Finnish musical artist (born 1978)

Jukka Antero "Julius" Nevalainen (born 21 April 1978) is the former drummer of the Finnish symphonic metal band Nightwish.

== Personal life ==
Nevalainen was born in Kitee, Finland and spent his early years in the city. His music teacher at school told him that a new educational program for music was opening, and he thought Nevalainen would fit in well as a drummer. He lacked a suitable place to practice so he made do at his home. His first band was "The Highway" but he joined his first real band at the age of 15–16. The band had a rehearsal place, but was restricted to practice only a couple of days a week.
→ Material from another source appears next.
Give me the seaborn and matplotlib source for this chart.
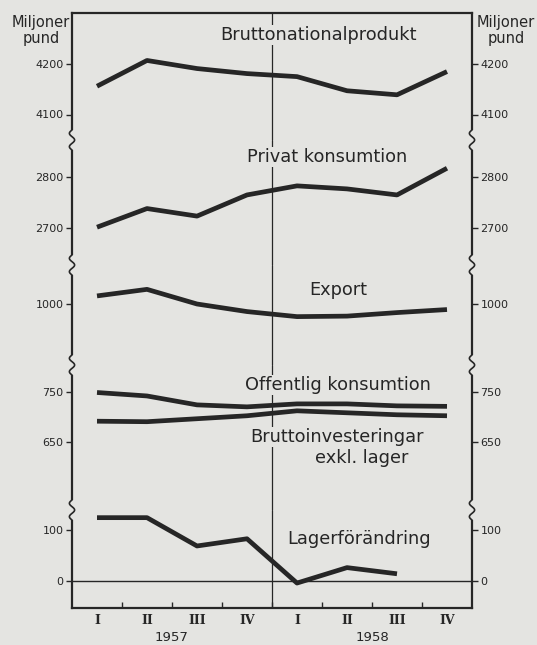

After he left that band, he joined up with Emppu Vuorinen and they got a permanent practice place.
Nevalainen and Vuorinen played together in bands Ambrosia and Nidhro't before Nightwish.

Nevalainen lives with his wife Satu, daughter Luna (born in 2003) and son Niki (born on 19 December 2005) in Joensuu, Finland. His second daughter, Lara, was born on 22 June 2010. He is a vegetarian.

In 2026, Nevalainen opened Finland's first Wildcat Tattoo and Piercing shop in Joensuu.

==Career==

After the early years of the band, Nevalainen got a new professional drum kit. He used that kit from the album Wishmaster to the end of the Once world tour in 2005. He was endorsed by Tama drums, Paiste cymbals and Pro-Mark sticks. He was in a side-project, Sethian, which is now completely dormant because of band members being busy with other bands.

On 6 August 2014, it was announced that Nevalainen would not be able to take part of Nightwish's eighth album and its subsequent tour due to insomnia, thus making the album Endless Forms Most Beautiful the first Nightwish recording without his participation. Nevalainen still handled the day-to-day affairs of the band, though. Kai Hahto (Wintersun) took his place in the album and on the subsequent tour. He returned to perform one song during their unofficial 20th-anniversary concert in August 2016 at Himos Park in Jämsä, Finland.

In July 2019, Nevalainen released a statement that he was not going to return to Nightwish and that he would continue working with the band behind the scenes, and that Hahto would become the band's new permanent drummer.

==Discography==
===Nightwish===
Studio albums:
- Angels Fall First (1997)
- Oceanborn (1998)
- Wishmaster (2000)
- Century Child (2002)
- Once (2004)
- Dark Passion Play (2007)
- Imaginaerum (2011)
Live albums and EPs:
- From Wishes to Eternity (2000)
- Over the Hills and Far Away (2001)
- End of Innocence (2003)
- End of an Era (2006)
- Made in Hong Kong (And in Various Other Places) (2009)
- Showtime, Storytime (2013)

===Sethian===
Studio albums:
- Into the Silence (2003)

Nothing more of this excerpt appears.